Władze Iranu przyznały 11 stycznia, że jego siły zbrojne zestrzeliły ukraiński samolot w rezultacie błędu ludzkiego. Wcześniej Teheran zaprzeczał, jakoby ponosił odpowiedzialność za tragedię.

W niedzielę w programie TSN Tyżdeń ukraińskiej telewizji 1+1 wyemitowano nagranie rozmowy drugiego pilota irańskiego samolotu linii Aseman Airlines lecącego z miasta Sziraz do Teheranu z kontrolerem ruchu na lotnisku w irańskiej stolicy. Według TSN Tyżdeń, pilot widział zarówno wystrzelenie rakiety, jak i wybuch.

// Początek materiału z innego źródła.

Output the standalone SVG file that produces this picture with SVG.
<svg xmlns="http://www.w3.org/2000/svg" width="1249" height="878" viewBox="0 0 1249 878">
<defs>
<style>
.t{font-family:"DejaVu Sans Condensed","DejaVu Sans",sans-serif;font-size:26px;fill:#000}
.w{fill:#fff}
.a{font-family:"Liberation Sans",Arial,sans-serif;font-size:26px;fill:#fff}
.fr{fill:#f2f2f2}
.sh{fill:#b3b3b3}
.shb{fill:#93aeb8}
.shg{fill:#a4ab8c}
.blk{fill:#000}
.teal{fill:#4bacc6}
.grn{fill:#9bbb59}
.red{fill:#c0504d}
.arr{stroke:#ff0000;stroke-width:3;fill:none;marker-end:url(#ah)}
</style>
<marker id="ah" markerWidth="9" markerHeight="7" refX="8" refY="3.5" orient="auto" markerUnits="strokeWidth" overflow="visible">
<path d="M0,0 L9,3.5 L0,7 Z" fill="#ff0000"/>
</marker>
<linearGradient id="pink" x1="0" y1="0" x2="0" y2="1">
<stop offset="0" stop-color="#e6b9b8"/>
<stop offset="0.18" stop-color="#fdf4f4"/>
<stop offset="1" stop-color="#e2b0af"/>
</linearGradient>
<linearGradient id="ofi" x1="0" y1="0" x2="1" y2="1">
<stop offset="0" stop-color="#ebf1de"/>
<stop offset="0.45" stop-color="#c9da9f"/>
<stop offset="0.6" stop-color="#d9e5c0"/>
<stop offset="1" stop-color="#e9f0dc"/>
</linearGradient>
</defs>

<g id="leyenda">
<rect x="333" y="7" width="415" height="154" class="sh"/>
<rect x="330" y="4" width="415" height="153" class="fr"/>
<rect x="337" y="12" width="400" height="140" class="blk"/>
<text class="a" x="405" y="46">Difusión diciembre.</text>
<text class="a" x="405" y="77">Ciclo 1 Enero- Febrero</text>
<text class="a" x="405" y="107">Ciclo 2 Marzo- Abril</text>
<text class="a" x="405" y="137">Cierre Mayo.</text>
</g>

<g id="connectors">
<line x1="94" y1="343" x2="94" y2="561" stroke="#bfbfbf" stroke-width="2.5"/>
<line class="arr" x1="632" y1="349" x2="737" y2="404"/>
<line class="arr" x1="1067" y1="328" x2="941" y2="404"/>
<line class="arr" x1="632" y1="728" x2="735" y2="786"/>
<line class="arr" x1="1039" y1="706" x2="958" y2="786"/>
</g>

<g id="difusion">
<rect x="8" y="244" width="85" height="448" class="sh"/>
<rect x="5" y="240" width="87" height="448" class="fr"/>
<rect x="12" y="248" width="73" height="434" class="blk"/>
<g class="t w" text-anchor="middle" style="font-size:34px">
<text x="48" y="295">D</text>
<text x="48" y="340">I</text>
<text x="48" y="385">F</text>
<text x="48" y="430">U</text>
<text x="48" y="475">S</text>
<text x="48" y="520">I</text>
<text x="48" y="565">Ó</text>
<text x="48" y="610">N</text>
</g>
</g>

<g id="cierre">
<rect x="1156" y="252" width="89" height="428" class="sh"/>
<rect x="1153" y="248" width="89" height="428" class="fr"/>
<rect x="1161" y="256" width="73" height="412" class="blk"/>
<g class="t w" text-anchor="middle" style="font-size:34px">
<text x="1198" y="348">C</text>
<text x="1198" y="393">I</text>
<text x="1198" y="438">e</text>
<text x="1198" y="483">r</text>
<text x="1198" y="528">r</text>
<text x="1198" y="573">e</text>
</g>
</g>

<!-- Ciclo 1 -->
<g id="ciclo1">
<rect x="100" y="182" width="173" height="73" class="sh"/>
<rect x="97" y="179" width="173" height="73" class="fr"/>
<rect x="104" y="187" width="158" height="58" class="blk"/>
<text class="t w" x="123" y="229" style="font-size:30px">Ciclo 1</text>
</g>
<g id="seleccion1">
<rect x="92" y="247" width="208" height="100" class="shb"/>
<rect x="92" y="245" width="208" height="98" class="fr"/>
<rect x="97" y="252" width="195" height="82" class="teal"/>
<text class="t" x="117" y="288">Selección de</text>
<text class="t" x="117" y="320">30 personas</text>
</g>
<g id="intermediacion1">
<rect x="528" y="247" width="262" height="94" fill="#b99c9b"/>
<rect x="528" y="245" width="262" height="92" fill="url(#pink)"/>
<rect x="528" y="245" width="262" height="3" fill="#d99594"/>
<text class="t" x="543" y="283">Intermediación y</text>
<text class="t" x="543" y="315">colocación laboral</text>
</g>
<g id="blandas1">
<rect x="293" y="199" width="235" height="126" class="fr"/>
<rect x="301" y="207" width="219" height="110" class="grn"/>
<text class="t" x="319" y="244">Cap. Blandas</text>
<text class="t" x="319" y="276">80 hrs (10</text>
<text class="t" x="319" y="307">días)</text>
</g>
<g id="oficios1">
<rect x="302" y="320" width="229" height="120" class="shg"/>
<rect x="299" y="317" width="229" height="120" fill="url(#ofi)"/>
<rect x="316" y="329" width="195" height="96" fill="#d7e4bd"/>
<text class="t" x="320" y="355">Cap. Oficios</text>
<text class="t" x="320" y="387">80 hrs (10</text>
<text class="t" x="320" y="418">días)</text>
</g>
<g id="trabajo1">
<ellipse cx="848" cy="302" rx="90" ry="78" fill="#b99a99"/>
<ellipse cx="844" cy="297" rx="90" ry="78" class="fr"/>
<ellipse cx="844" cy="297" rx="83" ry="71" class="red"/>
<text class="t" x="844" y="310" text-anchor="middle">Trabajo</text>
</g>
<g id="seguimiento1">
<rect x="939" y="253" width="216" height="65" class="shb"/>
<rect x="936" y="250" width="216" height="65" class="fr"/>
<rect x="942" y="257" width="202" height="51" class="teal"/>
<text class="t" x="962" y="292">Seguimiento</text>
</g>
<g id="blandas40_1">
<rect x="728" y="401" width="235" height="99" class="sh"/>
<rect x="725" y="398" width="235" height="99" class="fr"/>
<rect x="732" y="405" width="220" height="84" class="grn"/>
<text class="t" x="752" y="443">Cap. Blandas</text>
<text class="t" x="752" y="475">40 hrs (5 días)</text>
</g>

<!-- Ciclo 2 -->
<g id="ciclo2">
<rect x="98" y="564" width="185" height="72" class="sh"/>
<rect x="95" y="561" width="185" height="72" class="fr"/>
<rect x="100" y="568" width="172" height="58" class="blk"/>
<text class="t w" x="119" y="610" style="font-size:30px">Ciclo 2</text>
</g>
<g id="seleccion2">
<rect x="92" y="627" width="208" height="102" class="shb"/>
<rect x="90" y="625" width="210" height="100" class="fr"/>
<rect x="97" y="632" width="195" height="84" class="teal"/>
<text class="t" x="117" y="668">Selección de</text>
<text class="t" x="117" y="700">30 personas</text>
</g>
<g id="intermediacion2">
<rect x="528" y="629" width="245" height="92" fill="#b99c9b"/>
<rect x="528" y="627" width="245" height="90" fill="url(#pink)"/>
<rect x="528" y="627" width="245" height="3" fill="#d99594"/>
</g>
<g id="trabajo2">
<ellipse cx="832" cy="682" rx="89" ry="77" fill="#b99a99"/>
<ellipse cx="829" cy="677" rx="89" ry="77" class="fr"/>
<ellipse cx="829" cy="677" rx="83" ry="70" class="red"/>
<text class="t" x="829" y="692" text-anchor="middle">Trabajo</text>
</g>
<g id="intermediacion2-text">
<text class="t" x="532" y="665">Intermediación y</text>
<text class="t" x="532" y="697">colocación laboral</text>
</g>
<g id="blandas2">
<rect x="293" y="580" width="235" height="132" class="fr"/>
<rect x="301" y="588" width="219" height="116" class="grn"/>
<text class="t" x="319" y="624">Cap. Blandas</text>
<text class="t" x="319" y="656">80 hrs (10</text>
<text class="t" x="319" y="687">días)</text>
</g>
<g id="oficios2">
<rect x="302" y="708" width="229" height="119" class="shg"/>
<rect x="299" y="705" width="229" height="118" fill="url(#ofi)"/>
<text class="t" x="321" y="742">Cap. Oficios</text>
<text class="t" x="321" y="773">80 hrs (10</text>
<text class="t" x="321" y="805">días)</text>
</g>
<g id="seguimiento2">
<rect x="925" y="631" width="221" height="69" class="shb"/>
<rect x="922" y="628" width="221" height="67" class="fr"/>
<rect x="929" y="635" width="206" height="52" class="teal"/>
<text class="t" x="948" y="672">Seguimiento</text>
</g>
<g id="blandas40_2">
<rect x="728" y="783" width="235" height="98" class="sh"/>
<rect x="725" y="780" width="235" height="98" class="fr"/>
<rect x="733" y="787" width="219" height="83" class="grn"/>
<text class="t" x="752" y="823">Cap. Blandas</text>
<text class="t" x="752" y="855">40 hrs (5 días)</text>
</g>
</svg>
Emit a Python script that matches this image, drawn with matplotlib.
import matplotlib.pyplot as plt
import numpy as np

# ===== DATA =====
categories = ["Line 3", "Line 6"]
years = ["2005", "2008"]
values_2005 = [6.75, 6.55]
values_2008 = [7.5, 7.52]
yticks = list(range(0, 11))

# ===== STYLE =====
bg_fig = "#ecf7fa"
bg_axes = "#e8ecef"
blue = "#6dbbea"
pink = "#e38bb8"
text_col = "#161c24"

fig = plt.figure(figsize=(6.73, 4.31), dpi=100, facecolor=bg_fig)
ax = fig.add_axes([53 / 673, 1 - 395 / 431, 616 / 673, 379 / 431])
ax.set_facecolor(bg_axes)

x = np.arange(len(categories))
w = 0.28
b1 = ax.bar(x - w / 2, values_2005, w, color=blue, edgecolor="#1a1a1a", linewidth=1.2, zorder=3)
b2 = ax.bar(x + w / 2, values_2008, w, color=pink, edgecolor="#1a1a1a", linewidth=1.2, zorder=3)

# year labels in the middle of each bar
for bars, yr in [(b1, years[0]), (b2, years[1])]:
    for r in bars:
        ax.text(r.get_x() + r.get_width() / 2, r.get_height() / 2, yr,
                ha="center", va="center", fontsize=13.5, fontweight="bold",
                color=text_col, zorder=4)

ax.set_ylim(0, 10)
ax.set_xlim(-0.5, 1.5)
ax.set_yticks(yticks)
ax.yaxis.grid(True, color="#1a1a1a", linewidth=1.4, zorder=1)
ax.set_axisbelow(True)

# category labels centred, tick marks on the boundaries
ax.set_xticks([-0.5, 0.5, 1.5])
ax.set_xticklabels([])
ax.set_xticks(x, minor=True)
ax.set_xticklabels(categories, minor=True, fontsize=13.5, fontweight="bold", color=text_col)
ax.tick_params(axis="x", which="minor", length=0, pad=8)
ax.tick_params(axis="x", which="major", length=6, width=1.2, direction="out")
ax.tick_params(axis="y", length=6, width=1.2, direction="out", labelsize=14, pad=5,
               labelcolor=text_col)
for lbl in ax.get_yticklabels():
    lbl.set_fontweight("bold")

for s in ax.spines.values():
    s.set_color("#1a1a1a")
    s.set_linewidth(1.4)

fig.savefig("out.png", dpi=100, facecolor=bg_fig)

Komentując rozmowę, prezydent Ukrainy Wołodymyr Zełenski powiedział, że nagranie świadczy o tym, że Iran od początku wiedział, że ukraiński samolot został zestrzelony przez rakietę.

Iran odmawia współpracy

Dzień później Hasan Rezaifar z irańskiej Organizacji Lotnictwa Cywilnego oświadczył, że Iran nie będzie już dzielić się z Ukrainą dowodami w ramach śledztwa dotyczącego katastrofy w związku z opublikowaniem w ukraińskich mediach nagrania ze śledztwa.

Później sekretarz ukraińskiej Rady Bezpieczeństwa i Obrony (RBNiO) Ołeksij Daniłow poinformował, że Kijów chce wszechstronnego i pełnego śledztwa w sprawie okoliczności tragedii - pisze Interfax-Ukraina.

Zapewnił, że Ukraina jest gotowa do ścisłej współpracy z Teheranem i ma do tego wszelkie techniczne i naukowe możliwości - w szczególności, jeśli chodzi o odczyt danych z czarnych skrzynek.